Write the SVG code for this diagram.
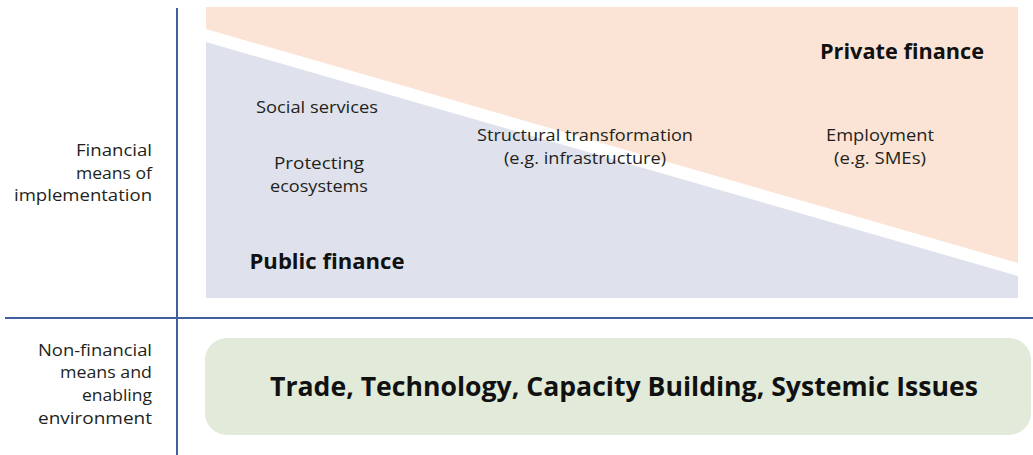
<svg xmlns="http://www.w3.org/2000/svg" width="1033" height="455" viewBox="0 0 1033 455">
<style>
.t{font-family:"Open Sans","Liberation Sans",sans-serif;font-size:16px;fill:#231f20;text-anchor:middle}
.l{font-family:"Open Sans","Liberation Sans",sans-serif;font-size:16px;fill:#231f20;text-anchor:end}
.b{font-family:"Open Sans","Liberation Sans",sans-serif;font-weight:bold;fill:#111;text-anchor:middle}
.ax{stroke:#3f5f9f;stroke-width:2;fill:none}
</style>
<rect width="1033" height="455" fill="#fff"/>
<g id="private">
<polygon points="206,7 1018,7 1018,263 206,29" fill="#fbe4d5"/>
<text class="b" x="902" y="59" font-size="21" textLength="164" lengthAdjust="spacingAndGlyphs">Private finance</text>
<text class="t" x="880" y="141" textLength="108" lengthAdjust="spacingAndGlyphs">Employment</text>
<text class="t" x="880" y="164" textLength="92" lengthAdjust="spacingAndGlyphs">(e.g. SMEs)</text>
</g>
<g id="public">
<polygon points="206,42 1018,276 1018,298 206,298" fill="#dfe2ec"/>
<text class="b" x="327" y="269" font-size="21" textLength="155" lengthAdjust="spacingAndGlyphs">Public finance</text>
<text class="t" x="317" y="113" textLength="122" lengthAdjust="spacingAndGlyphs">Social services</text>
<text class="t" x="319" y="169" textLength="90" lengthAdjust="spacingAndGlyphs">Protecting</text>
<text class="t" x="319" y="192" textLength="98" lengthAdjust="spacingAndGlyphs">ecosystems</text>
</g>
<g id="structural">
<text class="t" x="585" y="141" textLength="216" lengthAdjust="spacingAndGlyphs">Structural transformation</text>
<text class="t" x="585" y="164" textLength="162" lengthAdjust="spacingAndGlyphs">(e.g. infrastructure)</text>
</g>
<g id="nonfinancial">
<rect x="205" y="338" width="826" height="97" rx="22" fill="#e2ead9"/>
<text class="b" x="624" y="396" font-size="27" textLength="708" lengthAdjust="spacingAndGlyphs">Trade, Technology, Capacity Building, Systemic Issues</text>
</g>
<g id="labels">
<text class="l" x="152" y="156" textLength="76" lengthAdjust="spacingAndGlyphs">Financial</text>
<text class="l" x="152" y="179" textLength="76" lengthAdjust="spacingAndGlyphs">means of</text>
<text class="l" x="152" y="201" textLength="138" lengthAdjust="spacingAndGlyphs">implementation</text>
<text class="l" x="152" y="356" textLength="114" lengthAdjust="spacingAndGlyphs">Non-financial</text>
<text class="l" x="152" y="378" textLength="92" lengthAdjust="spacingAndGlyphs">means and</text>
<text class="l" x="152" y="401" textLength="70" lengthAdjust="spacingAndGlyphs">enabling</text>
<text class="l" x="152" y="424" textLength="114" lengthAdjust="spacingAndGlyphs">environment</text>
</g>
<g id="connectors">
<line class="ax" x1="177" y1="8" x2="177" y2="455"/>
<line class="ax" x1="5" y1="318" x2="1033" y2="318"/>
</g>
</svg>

**Goal:**
Write out each line again precisely as it appears, skipping every picture.

**Task answer:**
Write the SVG code for this diagram.
<svg xmlns="http://www.w3.org/2000/svg" width="1033" height="455" viewBox="0 0 1033 455">
<style>
.t{font-family:"Open Sans","Liberation Sans",sans-serif;font-size:16px;fill:#231f20;text-anchor:middle}
.l{font-family:"Open Sans","Liberation Sans",sans-serif;font-size:16px;fill:#231f20;text-anchor:end}
.b{font-family:"Open Sans","Liberation Sans",sans-serif;font-weight:bold;fill:#111;text-anchor:middle}
.ax{stroke:#3f5f9f;stroke-width:2;fill:none}
</style>
<rect width="1033" height="455" fill="#fff"/>
<g id="private">
<polygon points="206,7 1018,7 1018,263 206,29" fill="#fbe4d5"/>
<text class="b" x="902" y="59" font-size="21" textLength="164" lengthAdjust="spacingAndGlyphs">Private finance</text>
<text class="t" x="880" y="141" textLength="108" lengthAdjust="spacingAndGlyphs">Employment</text>
<text class="t" x="880" y="164" textLength="92" lengthAdjust="spacingAndGlyphs">(e.g. SMEs)</text>
</g>
<g id="public">
<polygon points="206,42 1018,276 1018,298 206,298" fill="#dfe2ec"/>
<text class="b" x="327" y="269" font-size="21" textLength="155" lengthAdjust="spacingAndGlyphs">Public finance</text>
<text class="t" x="317" y="113" textLength="122" lengthAdjust="spacingAndGlyphs">Social services</text>
<text class="t" x="319" y="169" textLength="90" lengthAdjust="spacingAndGlyphs">Protecting</text>
<text class="t" x="319" y="192" textLength="98" lengthAdjust="spacingAndGlyphs">ecosystems</text>
</g>
<g id="structural">
<text class="t" x="585" y="141" textLength="216" lengthAdjust="spacingAndGlyphs">Structural transformation</text>
<text class="t" x="585" y="164" textLength="162" lengthAdjust="spacingAndGlyphs">(e.g. infrastructure)</text>
</g>
<g id="nonfinancial">
<rect x="205" y="338" width="826" height="97" rx="22" fill="#e2ead9"/>
<text class="b" x="624" y="396" font-size="27" textLength="708" lengthAdjust="spacingAndGlyphs">Trade, Technology, Capacity Building, Systemic Issues</text>
</g>
<g id="labels">
<text class="l" x="152" y="156" textLength="76" lengthAdjust="spacingAndGlyphs">Financial</text>
<text class="l" x="152" y="179" textLength="76" lengthAdjust="spacingAndGlyphs">means of</text>
<text class="l" x="152" y="201" textLength="138" lengthAdjust="spacingAndGlyphs">implementation</text>
<text class="l" x="152" y="356" textLength="114" lengthAdjust="spacingAndGlyphs">Non-financial</text>
<text class="l" x="152" y="378" textLength="92" lengthAdjust="spacingAndGlyphs">means and</text>
<text class="l" x="152" y="401" textLength="70" lengthAdjust="spacingAndGlyphs">enabling</text>
<text class="l" x="152" y="424" textLength="114" lengthAdjust="spacingAndGlyphs">environment</text>
</g>
<g id="connectors">
<line class="ax" x1="177" y1="8" x2="177" y2="455"/>
<line class="ax" x1="5" y1="318" x2="1033" y2="318"/>
</g>
</svg>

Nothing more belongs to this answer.